Das ist aus dem Reichston von Walter von der Vogelweide. Der mit den Minneliedern, nicht wahr. Aber das klassische Latein, das der Herr Professor vermutlich beherrscht (es sei denn, er ist des Neulateinischen mächtig, das heute wohl noch aktiv, hm, im Vatikan gesprochen wird), das klassische Latein ist nun noch ein paar Tacken älter als unser Mittelhochdeutsch. Zeitlich wäre es dem Altdeutschen ein winziges bisschen näher (aber immer noch nicht ganz nah), und das klingt dann im Hildebrandslied ungefähr so:
Ik gihorta dat seggen,
dat sih urhettun ænon muotin,
Hiltibrant enti Hadubrant untar heriun tuem.
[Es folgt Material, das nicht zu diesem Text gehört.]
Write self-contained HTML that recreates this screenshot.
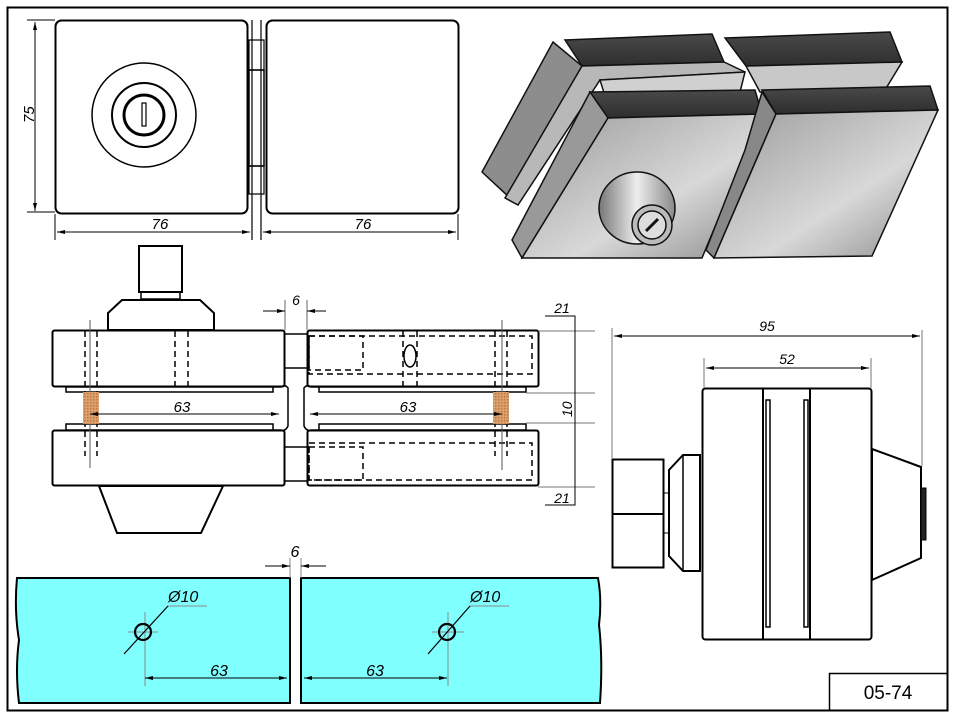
<!DOCTYPE html>
<html><head><meta charset="utf-8"><style>
html,body{margin:0;padding:0;background:#fff;}
svg{display:block;}
text{font-family:"Liberation Sans",sans-serif;}
</style></head><body>
<svg width="957" height="720" viewBox="0 0 957 720" xmlns="http://www.w3.org/2000/svg">
<defs>
<linearGradient id="gf" x1="0" y1="0" x2="1" y2="1">
<stop offset="0" stop-color="#9a9a9a"/><stop offset="0.6" stop-color="#d8d8d8"/><stop offset="1" stop-color="#8a8a8a"/></linearGradient>
<linearGradient id="gt" x1="0" y1="0" x2="0" y2="1">
<stop offset="0" stop-color="#4a4a4a"/><stop offset="1" stop-color="#2e2e2e"/></linearGradient>
<linearGradient id="gc" x1="0" y1="0" x2="1" y2="0">
<stop offset="0" stop-color="#777"/><stop offset="0.5" stop-color="#eee"/><stop offset="1" stop-color="#888"/></linearGradient>
<pattern id="hat" width="3" height="3" patternUnits="userSpaceOnUse"><rect width="3" height="3" fill="#d9a070"/><rect width="1.5" height="1.5" fill="#c07a40"/></pattern>
<marker id="ar" markerWidth="8" markerHeight="6" refX="8" refY="3" orient="auto-start-reverse" markerUnits="userSpaceOnUse"><path d="M0,1 L8,3 L0,5 Z" fill="#000"/></marker>
</defs>
<rect x="7.5" y="7.5" width="940" height="703" fill="none" stroke="#000" stroke-width="2"/>
<rect x="829.5" y="673.5" width="118" height="37" fill="none" stroke="#000" stroke-width="1.5"/>
<text x="888" y="699" font-size="19" text-anchor="middle">05-74</text>

<g fill="none" stroke="#000">
<rect x="55.5" y="20.5" width="192" height="193" rx="6" stroke-width="2"/>
<rect x="266.5" y="20.5" width="192" height="193" rx="6" stroke-width="2"/>
<line x1="252" y1="20" x2="252" y2="240" stroke-width="1.2"/>
<line x1="261" y1="20" x2="261" y2="240" stroke-width="1.2"/>
<rect x="249" y="40" width="15" height="30" stroke-width="1.2"/>
<rect x="249" y="70" width="15" height="96" stroke-width="1.5"/>
<rect x="249" y="166" width="15" height="28" stroke-width="1.2"/>
<circle cx="144" cy="115" r="52" stroke-width="1.5"/>
<circle cx="144" cy="115" r="32" stroke-width="2"/>
<circle cx="144" cy="115" r="20" stroke-width="3"/>
<rect x="142" y="103" width="4" height="23" stroke-width="1.2"/>
<line x1="27" y1="20" x2="55" y2="20" stroke-width="1"/>
<line x1="27" y1="212" x2="55" y2="212" stroke-width="1"/>
<line x1="35" y1="22" x2="35" y2="211" stroke-width="1" marker-start="url(#ar)" marker-end="url(#ar)"/>
<line x1="55" y1="214" x2="55" y2="240" stroke-width="1"/>
<line x1="458" y1="214" x2="458" y2="240" stroke-width="1"/>
<line x1="57" y1="232" x2="250" y2="232" stroke-width="1" marker-start="url(#ar)" marker-end="url(#ar)"/>
<line x1="263" y1="232" x2="456" y2="232" stroke-width="1" marker-start="url(#ar)" marker-end="url(#ar)"/>
</g>
<text x="0" y="0" font-size="15" font-style="italic" transform="translate(34,123) rotate(-90)">75</text>
<text x="160" y="229" font-size="15" font-style="italic" text-anchor="middle">76</text>
<text x="363" y="229" font-size="15" font-style="italic" text-anchor="middle">76</text>

<g stroke="#111" stroke-width="1.5">
<polygon points="725,38 890,32 902,62 746,66" fill="url(#gt)"/>
<polygon points="746,66 902,62 885,90 760,92" fill="#c8c8c8"/>
<polygon points="565,40 712,34 724,62 582,66" fill="url(#gt)"/>
<polygon points="553,42 582,66 510,198 482,172" fill="#8d8d8d"/>
<polygon points="582,66 724,62 745,72 600,80 518,205 505,198" fill="#b8b8b8"/>
<polygon points="600,80 745,72 740,92 605,96" fill="#d0d0d0"/>
<polygon points="590,92 755,90 762,114 608,118" fill="url(#gt)"/>
<polygon points="590,92 608,118 522,258 512,240" fill="#999"/>
<polygon points="608,118 762,114 702,258 522,258" fill="url(#gf)"/>
<polygon points="762,90 930,86 938,110 776,114" fill="url(#gt)"/>
<polygon points="762,92 776,114 714,258 706,250 745,150" fill="#888"/>
<polygon points="776,114 938,110 872,256 714,258" fill="url(#gf)"/>
<ellipse cx="637" cy="208" rx="38" ry="36" fill="url(#gc)"/>
<circle cx="652" cy="225" r="20" fill="#bbb"/>
<circle cx="652" cy="225" r="14" fill="#ddd"/>
<line x1="646" y1="231" x2="658" y2="219" stroke-width="3"/>
</g>

<g fill="none" stroke="#000">
<rect x="139" y="246" width="43" height="46" stroke-width="2" fill="#fff"/>
<rect x="141" y="292" width="39" height="7" stroke-width="1.5"/>
<polygon points="122,300 200,300 214,313 214,330 108,330 108,313" stroke-width="2" fill="#fff"/>
<rect x="52.5" y="330.5" width="232" height="56" rx="2" stroke-width="2"/>
<rect x="52.5" y="430.5" width="232" height="55" rx="2" stroke-width="2"/>
<rect x="307.5" y="330.5" width="231" height="56" rx="2" stroke-width="2"/>
<rect x="307.5" y="430.5" width="231" height="55" rx="2" stroke-width="2"/>
<rect x="66" y="387" width="207" height="5" stroke-width="1.5"/>
<rect x="66" y="424" width="207" height="6" stroke-width="1.5"/>
<rect x="319" y="387" width="207" height="5" stroke-width="1.5"/>
<rect x="319" y="424" width="207" height="6" stroke-width="1.5"/>
<path d="M273,387 H281 Q285,384 288,388 V426 Q285,432 281,430 H273" stroke-width="1.5"/>
<path d="M319,387 H311 Q307,384 304,388 V426 Q307,432 311,430 H319" stroke-width="1.5"/>
<line x1="285" y1="334" x2="307" y2="334" stroke-width="1.5"/>
<line x1="285" y1="368" x2="307" y2="368" stroke-width="1.5"/>
<line x1="285" y1="447" x2="307" y2="447" stroke-width="1.5"/>
<line x1="285" y1="481" x2="307" y2="481" stroke-width="1.5"/>
<polygon points="99,486 223,486 201,533 117,533" stroke-width="2" fill="#fff"/>
<g stroke-dasharray="6,4" stroke-width="1.5">
<line x1="85" y1="331" x2="85" y2="456"/><line x1="97" y1="331" x2="97" y2="456"/>
<line x1="175" y1="331" x2="175" y2="386"/><line x1="188" y1="331" x2="188" y2="386"/>
<rect x="309" y="336" width="54" height="34"/>
<rect x="309" y="336" width="223" height="38"/>
<line x1="403" y1="331" x2="403" y2="386"/><line x1="417" y1="331" x2="417" y2="386"/>
<line x1="495" y1="331" x2="495" y2="456"/><line x1="507" y1="331" x2="507" y2="456"/>
<rect x="309" y="443" width="223" height="37"/>
<rect x="309" y="447" width="54" height="33"/>
</g>
<ellipse cx="410" cy="356" rx="6" ry="11" stroke-width="1.5"/>
<line x1="90" y1="320" x2="90" y2="468" stroke="#555" stroke-width="1"/>
<line x1="502" y1="320" x2="502" y2="470" stroke="#555" stroke-width="1"/>
</g>
<rect x="83" y="392" width="16" height="32" fill="url(#hat)"/>
<rect x="493" y="392" width="16" height="32" fill="url(#hat)"/>
<g fill="none" stroke="#000" stroke-width="1">
<line x1="90" y1="414" x2="279" y2="414" marker-start="url(#ar)" marker-end="url(#ar)"/>
<line x1="310" y1="414" x2="502" y2="414" marker-start="url(#ar)" marker-end="url(#ar)"/>
<line x1="285" y1="300" x2="285" y2="330" stroke="#666"/>
<line x1="307" y1="300" x2="307" y2="330" stroke="#666"/>
<line x1="263" y1="311" x2="285" y2="311" marker-end="url(#ar)"/><line x1="326" y1="311" x2="307" y2="311" marker-end="url(#ar)"/>
<g stroke="#777"><line x1="538" y1="331" x2="595" y2="331"/><line x1="526" y1="393" x2="595" y2="393"/>
<line x1="526" y1="423" x2="595" y2="423"/><line x1="538" y1="487" x2="595" y2="487"/></g>
<polyline points="545,316 575,316 575,505 545,505"/>
</g>
<text x="296" y="305" font-size="14" font-style="italic" text-anchor="middle">6</text>
<text x="182" y="412" font-size="15" font-style="italic" text-anchor="middle">63</text>
<text x="408" y="412" font-size="15" font-style="italic" text-anchor="middle">63</text>
<text x="562" y="313" font-size="14" font-style="italic" text-anchor="middle">21</text>
<text x="562" y="503" font-size="14" font-style="italic" text-anchor="middle">21</text>
<text x="0" y="0" font-size="14" font-style="italic" transform="translate(572,417) rotate(-90)">10</text>

<g fill="none" stroke="#000">
<rect x="702.5" y="388.5" width="169" height="251" rx="3" stroke-width="2"/>
<line x1="763" y1="389" x2="763" y2="639" stroke-width="2"/>
<line x1="810" y1="389" x2="810" y2="639" stroke-width="2"/>
<rect x="766" y="400" width="4" height="227" stroke-width="1.5"/>
<rect x="804" y="400" width="4" height="227" stroke-width="1.5"/>
<rect x="612.5" y="459.5" width="51" height="108" stroke-width="2"/>
<line x1="612" y1="514" x2="663" y2="514" stroke-width="2"/>
<polygon points="683,455 700,455 700,571 683,571 669,556 669,470" stroke-width="2"/>
<line x1="683" y1="456" x2="683" y2="570" stroke-width="1.5"/>
<line x1="663" y1="493" x2="669" y2="493"/><line x1="663" y1="533" x2="669" y2="533"/>
<polygon points="872,449 921,467 921,558 872,580" stroke-width="2"/>
<rect x="921" y="488" width="5" height="52" fill="#222" stroke-width="1"/>
<g stroke="#777" stroke-width="1"><line x1="612" y1="328" x2="612" y2="458"/><line x1="922" y1="330" x2="922" y2="466"/>
<line x1="704" y1="358" x2="704" y2="388"/><line x1="871" y1="358" x2="871" y2="388"/></g>
<line x1="614" y1="336" x2="920" y2="336" stroke-width="1" marker-start="url(#ar)" marker-end="url(#ar)"/>
<line x1="706" y1="368" x2="869" y2="368" stroke-width="1" marker-start="url(#ar)" marker-end="url(#ar)"/>
</g>
<text x="767" y="331" font-size="14" font-style="italic" text-anchor="middle">95</text>
<text x="787" y="364" font-size="14" font-style="italic" text-anchor="middle">52</text>

<path d="M17,578 H290 V703 H19 Q15,670 19,640 Q14,610 17,578 Z" fill="#80ffff" stroke="#000" stroke-width="2"/>
<path d="M301,578 H598 Q602,600 599,625 Q603,660 600,703 H301 Z" fill="#80ffff" stroke="#000" stroke-width="2"/>
<g stroke="#888" stroke-width="1" fill="none">
<line x1="128" y1="632" x2="158" y2="632"/><line x1="145" y1="612" x2="145" y2="686"/>
<line x1="432" y1="632" x2="464" y2="632"/><line x1="448" y1="612" x2="448" y2="686"/>
<line x1="168" y1="606" x2="207" y2="606"/><line x1="470" y1="606" x2="509" y2="606"/>
<line x1="290" y1="558" x2="290" y2="578"/><line x1="301" y1="558" x2="301" y2="578"/>
</g>
<g stroke="#000" stroke-width="1" fill="none">
<line x1="145" y1="678" x2="287" y2="678" marker-start="url(#ar)" marker-end="url(#ar)"/>
<line x1="304" y1="678" x2="447" y2="678" marker-start="url(#ar)" marker-end="url(#ar)"/>
<line x1="265" y1="566" x2="290" y2="566" marker-end="url(#ar)"/>
<line x1="326" y1="566" x2="301" y2="566" marker-end="url(#ar)"/>
</g>
<g stroke="#000" fill="none">
<circle cx="143" cy="632" r="8" stroke-width="2.2"/>
<circle cx="447" cy="632" r="8" stroke-width="2.2"/>
<line x1="124" y1="654" x2="168" y2="606" stroke-width="1.2"/>
<line x1="428" y1="654" x2="470" y2="606" stroke-width="1.2"/>
</g>
<text x="168" y="602" font-size="16" font-style="italic">Ø10</text>
<text x="470" y="602" font-size="16" font-style="italic">Ø10</text>
<text x="219" y="676" font-size="16" font-style="italic" text-anchor="middle">63</text>
<text x="375" y="676" font-size="16" font-style="italic" text-anchor="middle">63</text>
<text x="295" y="557" font-size="16" font-style="italic" text-anchor="middle">6</text>
</svg>
</body></html>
sunufatarungo iro saro rihtun,
garutun se iro gudhamun, gurtun sih iro suert ana,
helidos, ubar hringa, do sie to dero hiltiu ritun.
Na? Wer kann’s übersetzen? Ohne Wörterbuch?
Klar, die Entwicklung der lateinischen Sprache war ja ganz anders, hingegen die Einflüsse auf die deutsche Sprache, die dialektalen Entwicklungen, Lutherbibel und so, ich weiß schon. Ich hab ja im Unterricht aufgepasst. Aber der nächste italienische Kellner, der sich diesen Unsinn anhören muss, sollte unbedingt mit ein paar Zeilen aus den Merseburger Zaubersprüchen oder so kontern, und wenn das zu schwer ist, das Palästinalied von dem guten Walter trällern – obwohl, das könnte politisch ein echtes Problem…
Schwierig.
Aber so in der Art. Und dann wäre ich gerne dabei, was Herr Professor so antwortet. Und in welcher Zunge. Und ob er sich dann über die geographischen Lautverschiebungen unterhalten will.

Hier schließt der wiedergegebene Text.